Kentucky Sen. Rand Paul weighs in on the GOP Debate

Standing in Ronald Reagan's presidential library, Kentucky Sen. Rand Paul recalled meeting Reagan as a teenager and thinking of him as a hero because he challenged Republican President Gerald Ford in the 1976 GOP primaries.

"It was a big deal because he was the grassroots, running against the establishment," Paul said.

GOP White House hopeful Jeb Bush argued that the 40th president would agree with him, and not the front-running Donald Trump, on immigration.

New Jersey Gov. Chris Christie recalled casting his first vote for Reagan over Jimmy Carter in 1980, saying, "Boy, am I glad I did it."

Those were just a few of the many mentions Reagan garnered Wednesday evening during in more than four hours of debate among 15 candidates who, in two sessions, who stood in the shadow of Reagan's Air Force One at his presidential library in Southern California.

Ohio Gov. John Kasich wanted voters to know he "actually flew on this plane with Reagan when I was a congressman." He said he won his first public office in 1982 running "on the Reagan program."

It's no surprise to hear Republican White House hopefuls invoke Reagan's name: A decade after his death, he remains a GOP icon who enjoys wider popularity now during two terms in office. They sometimes did so while ignoring inconvenient details from his long record as California governor and a two-term president.

Walker and Bush both cited Reagan as the guide for their tax-cut plans, yet neither mentioned that the icon of supply side policy - which Bush's father once called "voodoo economics" - also raised income taxes, gasoline taxes and payroll taxes.

Also noteworthy was how Reagan's legacy was parsed, with some candidates citing Reagan as justification for rejecting current GOP orthodoxy, while others admitted to disagreements with decisions Reagan made.

Bush, who spent much of the night on the offensive against Trump, said he's following Reagan's lead on immigration.

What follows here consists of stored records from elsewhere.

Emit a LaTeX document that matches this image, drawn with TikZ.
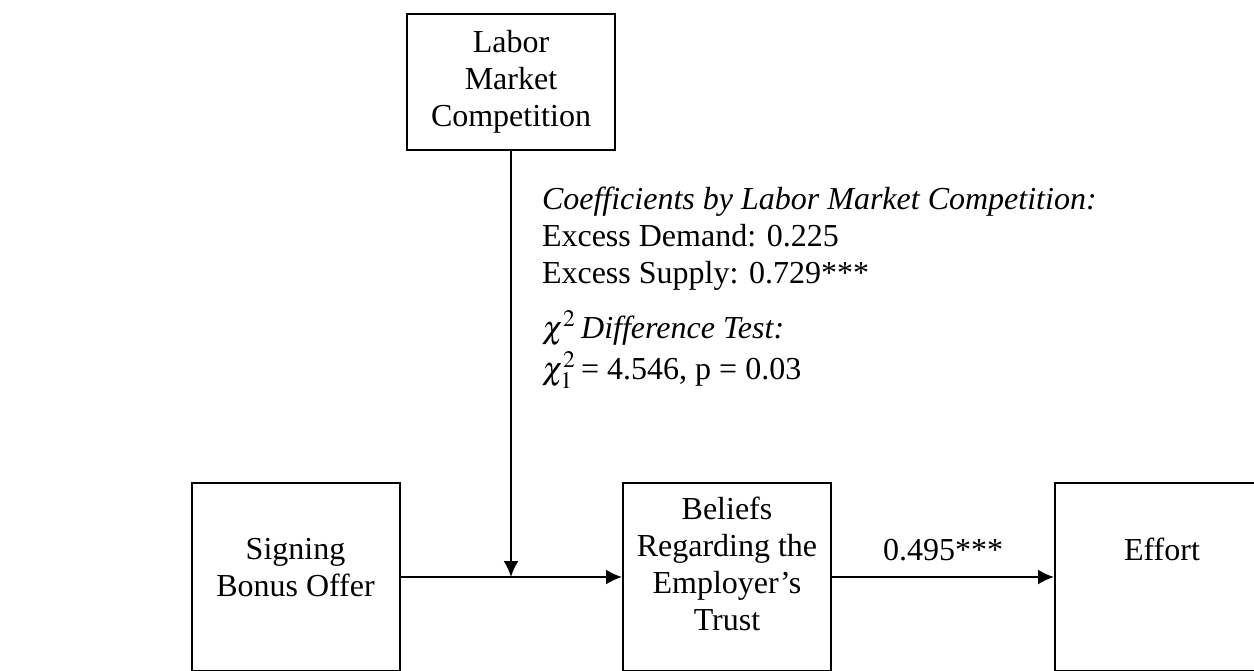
\documentclass[tikz,border=0pt]{standalone}
\usepackage{mathptmx}
\usepackage{fontspec}
\setmainfont{Liberation Serif}
\usetikzlibrary{arrows.meta}

\begin{document}
\begin{tikzpicture}
  [x=0.5pt,y=-0.5pt,line width=1pt,
   every node/.style={font=\fontsize{16}{18.5}\selectfont,align=center},
   box/.style={draw,rectangle,minimum width=104pt,inner sep=0pt},
   arr/.style={-{Latex[length=8pt,width=7.5pt]}}]
  \useasboundingbox (0,0) rectangle (1254,670);
  \clip (0,0) rectangle (1254,670);

  % boxes
  \node[box,minimum height=68pt] (lmc) at (511,82) {Labor\\Market\\Competition};
  \node[box,minimum height=94pt] (sbo) at (295.5,577) {};
  \node[box,minimum height=94pt] (bel) at (727,577) {};
  \node[box,minimum height=94pt] (eff) at (1159,577) {};

  % box texts
  \node (sbotxt) at (295.5,568) {Signing\\Bonus Offer};
  \node (beltxt) at (727,564) {Beliefs\\Regarding the\\Employer's\\Trust};
  \node (efftxt) at (1162,549) {Effort};

  % moderation results
  \node[anchor=north west,align=left,inner sep=0pt] (coef) at (541,186)
    {\textit{Coefficients by Labor Market Competition:}\\
     Excess Demand: 0.225\\
     Excess Supply: 0.729***\\[9pt]
     $\chi^2$\,\textit{Difference Test:}\\[2pt]
     $\chi^2_1$\,= 4.546, p = 0.03};

  % paths
  \coordinate (mod) at (lmc.south |- sbo.east);
  \draw[arr] (sbo) -- (bel);
  \draw[arr] (bel) -- node[above=4pt] (b2) {0.495***} (eff);
  \draw[arr] (lmc) -- (mod);

\end{tikzpicture}
\end{document}
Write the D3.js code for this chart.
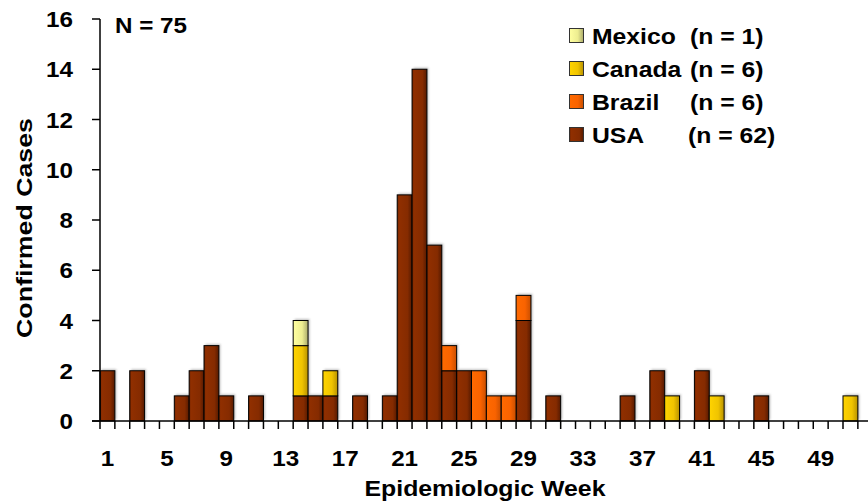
<!DOCTYPE html>
<html>
<head>
<meta charset="utf-8">
<script src="https://cdn.jsdelivr.net/npm/d3@7"></script>
<style>
  body { margin: 0; background: #fff; }
  svg text { font-family: "Liberation Sans", Arial, sans-serif; font-weight: bold; fill: #000; }
</style>
</head>
<body>
<svg id="chart" width="868" height="503"></svg>
<script>
// epidemiologic weeks 1..52
const weeks = [1,2,3,4,5,6,7,8,9,10,11,12,13,14,15,16,17,18,19,20,21,22,23,24,25,26,
               27,28,29,30,31,32,33,34,35,36,37,38,39,40,41,42,43,44,45,46,47,48,49,50,51,52]
const usa    = [2,0,2,0,0,1,2,3,1,0,1,0,0,1,1,1,0,1,0,1,9,14,7,2,2,0,
                0,0,4,0,1,0,0,0,0,1,0,2,0,0,2,0,0,0,1,0,0,0,0,0,0,0]
const brazil = [0,0,0,0,0,0,0,0,0,0,0,0,0,0,0,0,0,0,0,0,0,0,0,1,0,2,
                1,1,1,0,0,0,0,0,0,0,0,0,0,0,0,0,0,0,0,0,0,0,0,0,0,0]
const canada = [0,0,0,0,0,0,0,0,0,0,0,0,0,2,0,1,0,0,0,0,0,0,0,0,0,0,
                0,0,0,0,0,0,0,0,0,0,0,0,1,0,0,1,0,0,0,0,0,0,0,0,1,0]
const mexico = [0,0,0,0,0,0,0,0,0,0,0,0,0,1,0,0,0,0,0,0,0,0,0,0,0,0,
                0,0,0,0,0,0,0,0,0,0,0,0,0,0,0,0,0,0,0,0,0,0,0,0,0,0]
const xTickLabels = [1,5,9,13,17,21,25,29,33,37,41,45,49]
const yTicks = [0,2,4,6,8,10,12,14,16]
const legendNames = ['Mexico', 'Canada', 'Brazil', 'USA']
const legendCounts = ['(n = 1)', '(n = 6)', '(n = 6)', '(n = 62)']

const keys = ['usa', 'brazil', 'canada', 'mexico']
const table = weeks.map((w, i) => ({ week: w, usa: usa[i], brazil: brazil[i], canada: canada[i], mexico: mexico[i] }))

const svg = d3.select('#chart')
const plotLeft = 100, plotBottom = 421, plotTop = 19
const bw = 14.86
const stretch = 1.1 // glyphs in the original are a bit wide

const x = d3.scaleBand().domain(weeks).range([plotLeft, plotLeft + bw * weeks.length]).padding(0)
const y = d3.scaleLinear().domain([0, 16]).range([plotBottom, plotTop])

function label(g, tx, ty, str, size, anchor, rot) {
    return g.append('text')
        .attr('transform', `translate(${tx},${ty})` + (rot ? ` rotate(${rot})` : '') + ` scale(${stretch},1)`)
        .attr('text-anchor', anchor || 'start')
        .style('font-size', size + 'px')
        .text(str)
}

// gradients, lighter at the left edge of each bar
const grads = {
    usa:    [['0', '#6c2200'], ['0.12', '#902f00'], ['0.7', '#852b00'], ['1', '#561a00']],
    brazil: [['0', '#ff6a00'], ['0.6', '#f96300'], ['1', '#c84e00']],
    canada: [['0', '#ffd400'], ['0.6', '#f0c400'], ['1', '#b89200']],
    mexico: [['0', '#ffffa0'], ['0.6', '#eded90'], ['1', '#a9a96c']]
}
const defs = svg.append('defs')
for (const k of keys) {
    const g = defs.append('linearGradient').attr('id', 'g-' + k)
        .attr('x1', '0').attr('x2', '1').attr('y1', '0').attr('y2', '0')
    grads[k].forEach(s => g.append('stop').attr('offset', s[0]).attr('stop-color', s[1]))
}
const blur = defs.append('filter').attr('id', 'shadow').attr('x', '-20%').attr('y', '-20%').attr('width', '140%').attr('height', '140%')
blur.append('feGaussianBlur').attr('stdDeviation', 0.8)

const stacked = d3.stack().keys(keys)(table)

// soft grey shadow behind the bars
const total = d => d.usa + d.brazil + d.canada + d.mexico
svg.append('g').selectAll('rect')
    .data(table.filter(d => total(d) > 0))
    .enter().append('rect')
    .attr('x', d => x(d.week) + 1.5)
    .attr('y', d => y(total(d)) - 1.5)
    .attr('width', x.bandwidth())
    .attr('height', d => plotBottom - y(total(d)))
    .attr('fill', '#888')
    .attr('opacity', 0.55)
    .attr('filter', 'url(#shadow)')

svg.append('g').selectAll('g')
    .data(stacked)
    .enter().append('g')
    .attr('fill', d => 'url(#g-' + d.key + ')')
    .selectAll('rect')
    .data(d => d.filter(s => s[1] > s[0]))
    .enter().append('rect')
    .attr('x', d => x(d.data.week))
    .attr('y', d => y(d[1]))
    .attr('width', x.bandwidth())
    .attr('height', d => y(d[0]) - y(d[1]))
    .attr('stroke', '#000')
    .attr('stroke-width', 1)

// y axis
const yAxis = svg.append('g')
yAxis.append('line').attr('x1', plotLeft).attr('x2', plotLeft).attr('y1', plotTop).attr('y2', plotBottom)
    .attr('stroke', '#000').attr('stroke-width', 1.5)
yAxis.selectAll('line.tick').data(yTicks).enter().append('line')
    .attr('class', 'tick')
    .attr('x1', plotLeft - 8).attr('x2', plotLeft)
    .attr('y1', d => y(d)).attr('y2', d => y(d))
    .attr('stroke', '#000').attr('stroke-width', 1.5)
yTicks.forEach(t => label(yAxis, 73, y(t) + 8, t, 22, 'end'))

// x axis
const xAxis = svg.append('g')
xAxis.append('line').attr('x1', plotLeft - 8).attr('x2', 868).attr('y1', plotBottom).attr('y2', plotBottom)
    .attr('stroke', '#000').attr('stroke-width', 1.5)
xAxis.selectAll('line.tick').data(weeks).enter().append('line')
    .attr('class', 'tick')
    .attr('x1', d => x(d)).attr('x2', d => x(d))
    .attr('y1', plotBottom).attr('y2', plotBottom + 8)
    .attr('stroke', '#000').attr('stroke-width', 1.5)
xTickLabels.forEach(t => label(xAxis, x(t) + x.bandwidth() / 2, 465.5, t, 22, 'middle'))

// axis titles
svg.append('text')
    .attr('x', 485).attr('y', 496)
    .attr('text-anchor', 'middle')
    .attr('textLength', 241).attr('lengthAdjust', 'spacingAndGlyphs')
    .style('font-size', '21.5px')
    .text('Epidemiologic Week')
svg.append('text')
    .attr('transform', 'translate(32,228) rotate(-90)')
    .attr('text-anchor', 'middle')
    .attr('textLength', 220).attr('lengthAdjust', 'spacingAndGlyphs')
    .style('font-size', '22.5px')
    .text('Confirmed Cases')

label(svg, 115, 33, 'N = 75', 22)

// legend, top row is Mexico
const legendKeys = ['mexico', 'canada', 'brazil', 'usa']
const lg = svg.append('g')
legendKeys.forEach((k, i) => {
    const yy = 28 + i * 33
    lg.append('rect').attr('x', 569.5).attr('y', yy + 0.5).attr('width', 14).attr('height', 14)
        .attr('fill', 'url(#g-' + k + ')').attr('stroke', '#333').attr('stroke-width', 1)
    label(lg, 592, yy + 15.5, legendNames[i], 22.5)
    label(lg, i === 3 ? 688 : 690, yy + 15.5, legendCounts[i], 22.5)
})
</script>
</body>
</html>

"Are we going to take the Reagan approach, the hopeful optimistic approach, the approach that says that, you come to our country legally, you pursue your dreams with a vengeance, you create opportunities for all of us?" Bush asked, before adding, "I'm on the Reagan side of this."

Reagan signed an immigration law overhaul in 1986 that some Republicans now deride as "amnesty."

Bush's argument comes days after a conservative immigration group, the National Immigration Forum, began running an ad criticizing Trump, Walker and others for their strident rhetoric on immigration. The ad, which ran on CNN during the debate, quotes Reagan's farewell address, where he celebrates the U.S. as "open to anyone with the will and the heart to get here." Bush's son, George P. Bush, sits on the organization's board.

On foreign policy, Paul, who stands out for his "non-interventionist" approach on foreign policy, and South Carolina Sen. Lindsey Graham, who is perhaps the most aggressive in promising to send more ground troops to the Middle East, each said their positions honor Reagan's mantra of "peace through strength."

But Paul went a step further to mock some of his colleagues for citing Reagan in their tough talk on dealing with Russia and Iran.

"Carly Fiorina also said we're not going to talk with Putin. Well, think if Reagan had said that during the Cold War? We continued to talk with the Russians throughout the Cold War, which is much more significant that where we are now," he said.

In the early debate, for those candidates polling at the bottom of the field, Louisiana Gov. Bobby Jindal mentioned several Republican nominees to the Supreme Court that he cast as "mistakes." Among them: Anthony Kennedy, a Reagan appointee who wrote the recent decision legalizing same-sex marriage.

Florida Sen. Marco Rubio credited Reagan with drawing him to politics, adding that his Cuban grandfather "loved Ronald Reagan." But when pressed by CNN host Jake Tapper about how the Reagan administration reacted to climate change, Rubio kept his distance.

Tapper read statements from former Secretary of State George Shultz about how Reagan urged industry to proactively address ozone depletion. Why not do the same to combat climate change now, as Shultz has argued to this year's candidates.

Said Rubio: "Because we're not going to destroy our economy the way the left-wing government that we are under now wants to do."

Christie sided with Rubio, adding of Reagan's secretary of state, "Listen, everybody makes a mistake every once in a while."